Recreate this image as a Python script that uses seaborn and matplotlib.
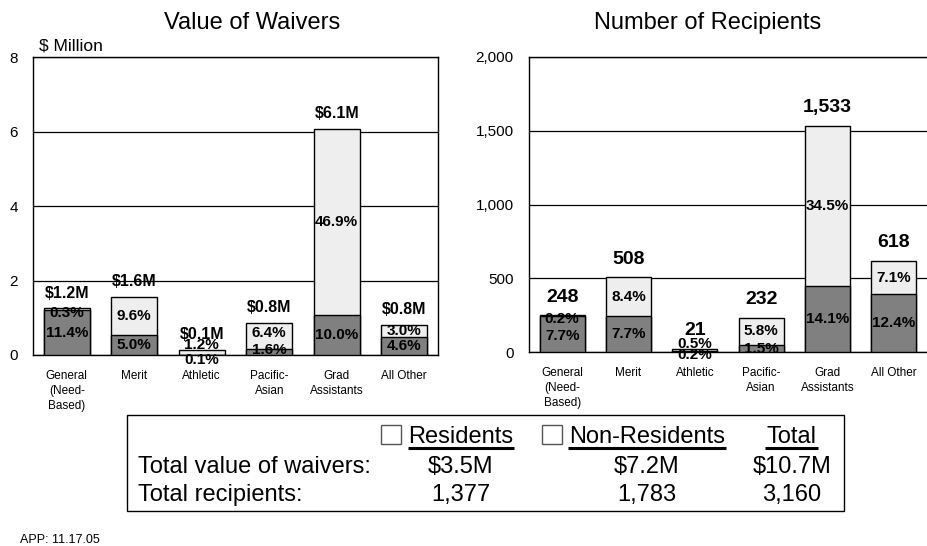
import pandas as pd
import numpy as np
import matplotlib
matplotlib.use('Agg')
import matplotlib.pyplot as plt
from matplotlib.patches import Rectangle
import seaborn as sns

# categories shared by both panels
categories = ["General\n(Need-\nBased)", "Merit", "Athletic", "Pacific-\nAsian", "Grad\nAssistants", "All Other"]

# Value of waivers ($ million), residents (dark) and non-residents (light)
waiver_res = [1.22, 0.54, 0.01, 0.17, 1.08, 0.49]
waiver_nonres = [0.03, 1.03, 0.13, 0.69, 5.00, 0.32]
waiver_res_pct = ["11.4%", "5.0%", "0.1%", "1.6%", "10.0%", "4.6%"]
waiver_nonres_pct = ["0.3%", "9.6%", "1.2%", "6.4%", "46.9%", "3.0%"]
waiver_total_labels = ["$1.2M", "$1.6M", "$0.1M", "$0.8M", "$6.1M", "$0.8M"]
waiver_ticks = [0, 2, 4, 6, 8]

# Number of recipients
recip_res = [243, 243, 6, 47, 446, 392]
recip_nonres = [5, 265, 15, 185, 1087, 226]
recip_res_pct = ["7.7%", "7.7%", "0.2%", "1.5%", "14.1%", "12.4%"]
recip_nonres_pct = ["0.2%", "8.4%", "0.5%", "5.8%", "34.5%", "7.1%"]
recip_ticks = [0, 500, 1000, 1500, 2000]

# summary table
table_rows = ["Total value of waivers:", "Total recipients:"]
table_res = ["$3.5M", "1,377"]
table_nonres = ["$7.2M", "1,783"]
table_total = ["$10.7M", "3,160"]

DARK = '#808080'
LIGHT = '#eeeeee'

sns.set_theme(style="white")
plt.rcParams['font.family'] = ['Liberation Sans', 'DejaVu Sans']
plt.rcParams['text.color'] = 'black'
plt.rcParams['xtick.color'] = 'black'
plt.rcParams['ytick.color'] = 'black'

W, H = 927, 546
fig = plt.figure(figsize=(W / 100, H / 100), dpi=100)


def px_axes(l, t, r, b):
    return fig.add_axes([l / W, 1 - b / H, (r - l) / W, (b - t) / H])


def stacked_panel(ax, res, nonres, res_pct, nonres_pct, total_labels, ticks, fmt,
                  total_size, total_off, nudges):
    df = pd.DataFrame({'cat': categories, 'res': res, 'nonres': nonres})
    df['total'] = df['res'] + df['nonres']
    sns.barplot(data=df, x='cat', y='total', color=LIGHT, saturation=1, width=0.68,
                edgecolor='black', linewidth=1, ax=ax, zorder=2)
    sns.barplot(data=df, x='cat', y='res', color=DARK, saturation=1, width=0.68,
                edgecolor='black', linewidth=1, ax=ax, zorder=3)
    ax.set_xlim(-0.5, len(categories) - 0.5)
    ax.set_ylim(ticks[0], ticks[-1])
    ax.set_yticks(ticks)
    ax.set_yticklabels([fmt(t) for t in ticks])
    ax.set_xlabel('')
    ax.set_ylabel('')
    ax.yaxis.grid(True, color='black', lw=0.9)
    ax.set_axisbelow(True)
    ax.tick_params(axis='y', length=0, pad=11, labelsize=11)
    ax.tick_params(axis='x', length=0, pad=11, labelsize=8.5)
    for lab in ax.get_xticklabels():
        lab.set_linespacing(1.3)
    for s in ax.spines.values():
        s.set_color('black')
        s.set_linewidth(1)
    for i in range(len(categories)):
        r, n = df['res'][i], df['nonres'][i]
        dr, dn = nudges.get(i, (0, 0))
        ax.annotate(res_pct[i], (i, r / 2), xytext=(0, dr), textcoords='offset pixels',
                    ha='center', va='center', fontsize=11, fontweight='bold', zorder=5)
        ax.annotate(nonres_pct[i], (i, r + n / 2), xytext=(0, dn), textcoords='offset pixels',
                    ha='center', va='center', fontsize=11, fontweight='bold', zorder=5)
        ax.annotate(total_labels[i], (i, r + n), xytext=(0, total_off), textcoords='offset pixels',
                    ha='center', va='center', fontsize=total_size, fontweight='bold', zorder=5)


ax1 = px_axes(33, 57, 438, 355)
stacked_panel(ax1, waiver_res, waiver_nonres, waiver_res_pct, waiver_nonres_pct,
              waiver_total_labels, waiver_ticks, lambda t: f"{t:g}", 11.5, 15,
              {0: (-1, -4), 2: (-5, 7), 3: (2, 3)})

ax2 = px_axes(529, 57, 927, 352)
recip_labels = [f"{a + b:,}" for a, b in zip(recip_res, recip_nonres)]
stacked_panel(ax2, recip_res, recip_nonres, recip_res_pct, recip_nonres_pct,
              recip_labels, recip_ticks, lambda t: f"{t:,}", 14, 18,
              {0: (-2, -3), 2: (-3, 6)})
ax2.spines['right'].set_visible(False)

# overlay in pixel coordinates for titles and the summary table
ov = fig.add_axes([0, 0, 1, 1], facecolor='none')
ov.set_xlim(0, W)
ov.set_ylim(H, 0)
ov.axis('off')

ov.text(252, 29, "Value of Waivers", ha='center', va='baseline', fontsize=17)
ov.text(708, 29, "Number of Recipients", ha='center', va='baseline', fontsize=17)
ov.text(39, 51, "$ Million", ha='left', va='baseline', fontsize=12.5)

ov.add_patch(Rectangle((127, 415), 844 - 127, 511 - 415, fill=False, ec='black', lw=1))
for x0 in (381, 542):
    ov.add_patch(Rectangle((x0, 425), 20, 19, facecolor='white', ec='#555555', lw=1))

cols = [461, 647, 792]
headers = ["Residents", "Non-Residents", "Total"]
for cx, hd in zip(cols, headers):
    ov.text(cx, 443, hd, ha='center', va='baseline', fontsize=17)
underlines = [(408, 514), (568, 726), (765, 818)]
for x0, x1 in underlines:
    ov.plot([x0, x1], [447.5, 447.5], color='black', lw=2.2, solid_capstyle='butt')

for j, label in enumerate(table_rows):
    yb = 473 + j * 28
    ov.text(138, yb, label, ha='left', va='baseline', fontsize=17)
    for cx, val in zip(cols, (table_res[j], table_nonres[j], table_total[j])):
        ov.text(cx, yb, val, ha='center', va='baseline', fontsize=17)

ov.text(20, 543, "APP: 11.17.05", ha='left', va='baseline', fontsize=9)

fig.savefig('out.png', dpi=100)
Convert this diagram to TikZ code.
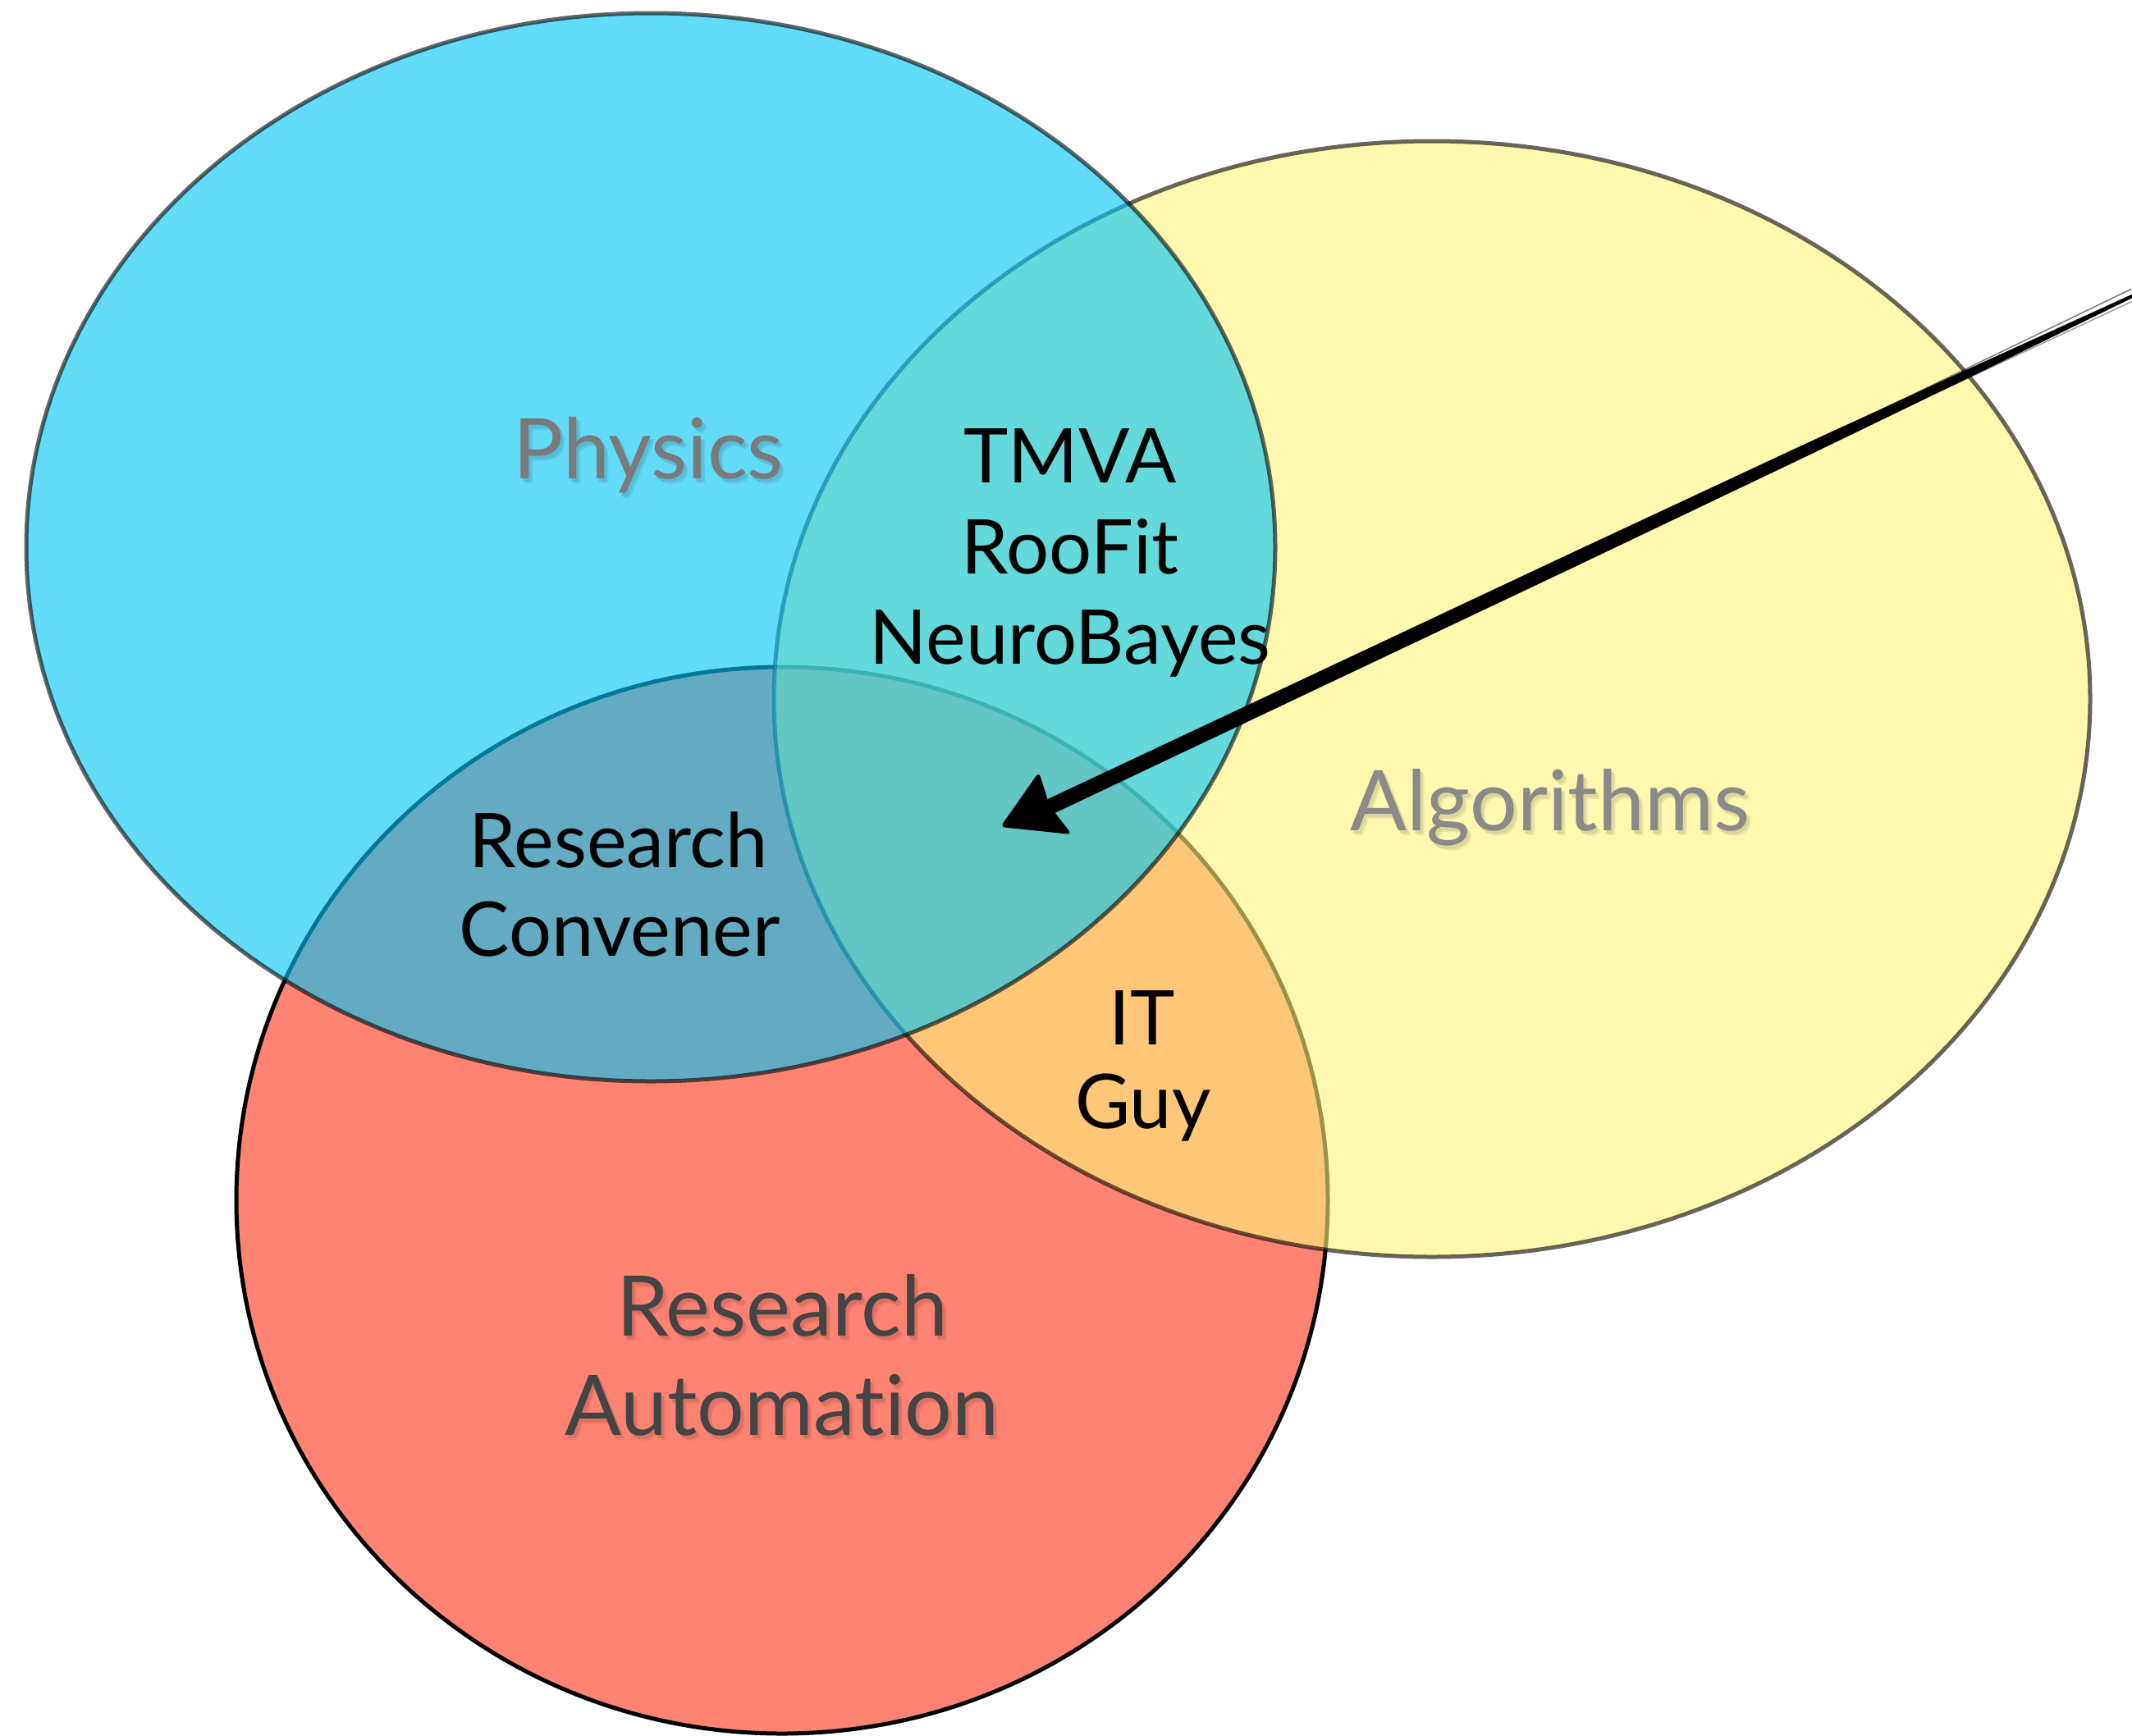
\documentclass[tikz,border=0pt]{standalone}
\usepackage{fontspec}
\setmainfont{Lato}[Ligatures={NoCommon,NoRare,NoContextual}]
\usetikzlibrary{calc}
\definecolor{redF}{RGB}{255,131,114}
\definecolor{yelF}{RGB}{255,245,123}
\definecolor{bluF}{RGB}{0,198,248}
\definecolor{physC}{RGB}{122,122,122}
\definecolor{algC}{RGB}{138,138,138}
\definecolor{autoC}{RGB}{68,68,68}
\definecolor{physSa}{RGB}{91,202,231}
\definecolor{physSb}{RGB}{84,188,215}
\definecolor{algSa}{RGB}{236,230,163}
\definecolor{algSb}{RGB}{220,215,152}
\definecolor{autSa}{RGB}{236,121,105}
\definecolor{autSb}{RGB}{220,113,98}
\newcommand\myshtext[3]{%
  \rlap{\kern5pt\raisebox{-6pt}{\textcolor{#1}{#3}}}%
  \rlap{\kern3pt\raisebox{-4pt}{\textcolor{#2}{#3}}}#3}
\begin{document}
\begin{tikzpicture}[x=1pt,y=-1pt,
  setline/.style={line width=5pt},
  biglabel/.style={font=\fontsize{102}{120}\selectfont, anchor=base, inner sep=0pt},
  smalllabel/.style={font=\fontsize{92}{110}\selectfont, anchor=base, inner sep=0pt, text=black}
]
\useasboundingbox (0,0) rectangle (2598,2115);
\fill[white] (0,0) rectangle (2598,2115);
% circles: red (bottom), yellow, blue (top)
\path[fill=redF, draw=black, setline] (953,1463) ellipse [x radius=665, y radius=650];
\path[fill=yelF, fill opacity=0.6, draw=black, draw opacity=0.6, setline] (1745,852) ellipse [x radius=802, y radius=680];
\path[fill=bluF, fill opacity=0.61, draw=black, draw opacity=0.6, setline] (793,667) ellipse [x radius=761, y radius=651];

% gray labels with soft shadow
\node[biglabel, text=physC] (phys) at (790,583) {\myshtext{physSa}{physSb}{Physics}};
\node[biglabel, text=algC] (alg) at (1889,1012) {\myshtext{algSa}{algSb}{Algorithms}};
\node[biglabel, text=autoC] (resA) at (953,1628) {\myshtext{autSa}{autSb}{Research}};
\node[biglabel, text=autoC] (autA) at (953,1749) {\myshtext{autSa}{autSb}{Automation}};

% black labels
\node[smalllabel] (tmva) at (1304,588) {TMVA};
\node[smalllabel] (roofit) at (1304,699) {RooFit};
\node[smalllabel] (neuro) at (1304,809) {NeuroBayes};
\node[smalllabel] (resC) at (754,1057) {Research};
\node[smalllabel] (conv) at (755,1165) {Convener};
\node[smalllabel] (it) at (1392,1273) {IT};
\node[smalllabel] (guy) at (1393,1375) {Guy};

% arrow
\coordinate (arrS) at (2600.4,359.9);
\coordinate (arrN) at (1280,983);
\coordinate (arrT) at (1219,1008);
\coordinate (barbA) at (1266,941);
\coordinate (barbB) at (1306,1017);
\fill[black]
  ($(arrN)+(4.05,8.59)$) --
  ($(arrN)!0.4795!(arrS)+(3.63,7.69)$) --
  ($(arrN)!0.6966!(arrS)+(3.07,6.51)$) --
  ($(arrN)!0.8479!(arrS)+(2.13,4.52)$) --
  ($(arrS)+(0.85,1.81)$) --
  ($(arrS)-(0.85,1.81)$) --
  ($(arrN)!0.8479!(arrS)-(2.13,4.52)$) --
  ($(arrN)!0.6966!(arrS)-(3.07,6.51)$) --
  ($(arrN)!0.4795!(arrS)-(3.63,7.69)$) --
  ($(arrN)-(4.05,8.59)$) -- cycle;
\draw[line width=1.6pt, black, draw opacity=0.5]
  ($(arrN)!0.72!(arrS)-(2,4)$) -- ($(arrS)-(3.5,7.5)$);
\draw[line width=1.4pt, black, draw opacity=0.4]
  ($(arrN)!0.75!(arrS)+(2,4)$) -- ($(arrS)+(2.6,5.2)$);
\fill[black, rounded corners=6pt] (arrT) -- (barbA) -- ($(arrN)+(-1,-1)$) -- (barbB) -- cycle;
\end{tikzpicture}
\end{document}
__________________________________________________
== Your goal ==
Without any pictures, reproduce the lines from the first one in the material through the line that has "return fig.add_axes([l /", exactly as they appear.

== Expected answer ==
Recreate this image as a Python script that uses seaborn and matplotlib.
import pandas as pd
import numpy as np
import matplotlib
matplotlib.use('Agg')
import matplotlib.pyplot as plt
from matplotlib.patches import Rectangle
import seaborn as sns

# categories shared by both panels
categories = ["General\n(Need-\nBased)", "Merit", "Athletic", "Pacific-\nAsian", "Grad\nAssistants", "All Other"]

# Value of waivers ($ million), residents (dark) and non-residents (light)
waiver_res = [1.22, 0.54, 0.01, 0.17, 1.08, 0.49]
waiver_nonres = [0.03, 1.03, 0.13, 0.69, 5.00, 0.32]
waiver_res_pct = ["11.4%", "5.0%", "0.1%", "1.6%", "10.0%", "4.6%"]
waiver_nonres_pct = ["0.3%", "9.6%", "1.2%", "6.4%", "46.9%", "3.0%"]
waiver_total_labels = ["$1.2M", "$1.6M", "$0.1M", "$0.8M", "$6.1M", "$0.8M"]
waiver_ticks = [0, 2, 4, 6, 8]

# Number of recipients
recip_res = [243, 243, 6, 47, 446, 392]
recip_nonres = [5, 265, 15, 185, 1087, 226]
recip_res_pct = ["7.7%", "7.7%", "0.2%", "1.5%", "14.1%", "12.4%"]
recip_nonres_pct = ["0.2%", "8.4%", "0.5%", "5.8%", "34.5%", "7.1%"]
recip_ticks = [0, 500, 1000, 1500, 2000]

# summary table
table_rows = ["Total value of waivers:", "Total recipients:"]
table_res = ["$3.5M", "1,377"]
table_nonres = ["$7.2M", "1,783"]
table_total = ["$10.7M", "3,160"]

DARK = '#808080'
LIGHT = '#eeeeee'

sns.set_theme(style="white")
plt.rcParams['font.family'] = ['Liberation Sans', 'DejaVu Sans']
plt.rcParams['text.color'] = 'black'
plt.rcParams['xtick.color'] = 'black'
plt.rcParams['ytick.color'] = 'black'

W, H = 927, 546
fig = plt.figure(figsize=(W / 100, H / 100), dpi=100)


def px_axes(l, t, r, b):
    return fig.add_axes([l / W, 1 - b / H, (r - l) / W, (b - t) / H])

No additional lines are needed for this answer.